As I mentioned a few entries ago, my cousin and I were jamming fairly regularly by now. We were doing standard stuff like 12-bar blues, etc., just to see if we had any chemistry. We did, but I wasn't going to win any awards for my musicianship. It became clear that I was going to have to add vocals, and this was my first attempt. I've before mentioned my unease with this; so it was easier at the start to do jokey stuff. It'd be devastating to try something more ambitious only to find that you sound like the AFLAC duck-- it's a lot safer to have some ironic distance as a final defence: "Oh yeah, I know I was seriously out of key there. That's what makes it funny, man. Get a sense of humor, willya?"
And what better to experiment with than our "rock opera," Sylvie, The Water-Sprite? This had a fairly simple libretto: Sylvie (the water-sprite) is out for her morning walk when she is attacked by a fierce leopard! She runs away! A handsome woodsman comes to her rescue! They live happily ever after/are both devoured by the beast! (We weren't certain about the ending yet.)

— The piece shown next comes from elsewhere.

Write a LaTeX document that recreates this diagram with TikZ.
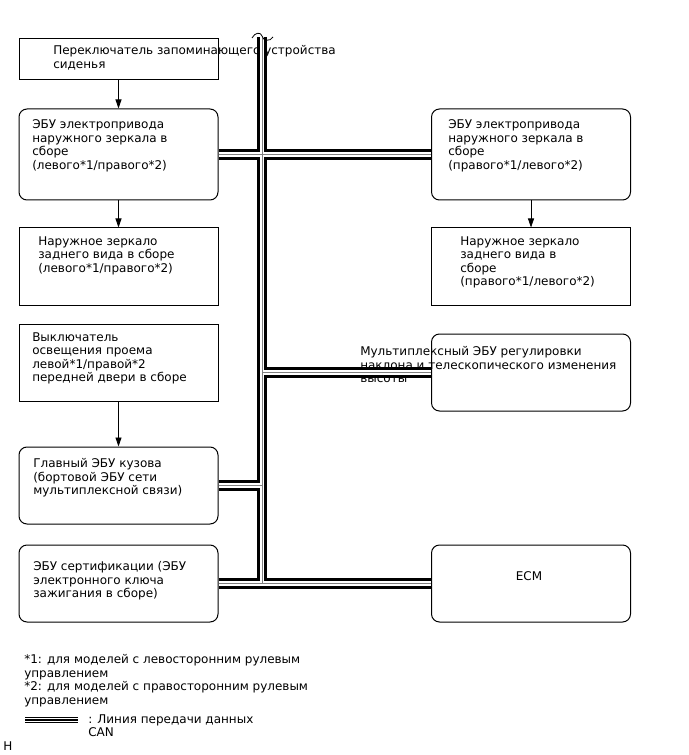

Okay, it's not exactly The Merry Widow, but at least we dodged the hoary cliche of the lead singer/protagonist as a thinly-veiled pseudo-Christ figure (Tommy, American Idiot, Jesus Christ, Superstar, and just about every other one you can think of).
Also, I'd switched to bass guitar; I'm pretty sure this was done the same day I brought it home. Other instruments: My cousin on "drums" (more on our "drum kit" later); me on recorder (one of those -- plastic, usually -- wind instruments that looks like a half-size clarinet). I couldn't play it, of course; not that that's stopped me before. I discovered that if I waggled my fingers randomly, I could create noises that sounded vaguely Arabic. (Whether that says more about me, or Arabic music, I leave for others to decide.)
As far as the song goes . . . well, we were certainly . . . energetic. (Remember, it's supposed to be funny.) There are also more tempo shifts (some even intended) than on your average Rush album.
Other lessons learned: a) I actually could be good as a vocalist, at least in the timing and tonality (there's no real melody to speak of);
b) I was better at improvising than I expected -- I had written down a couple of verses, but much of the "Run, run, Sylvie" parts were on the spur of the moment;
c) I was not good at the typically histrionic rock vocal thingee;
d) I should probably lose the recorder from my instrumental quiver; and
e) Singing got easier the more I did it. Before long, not even semi-plausible death threats could shut me up.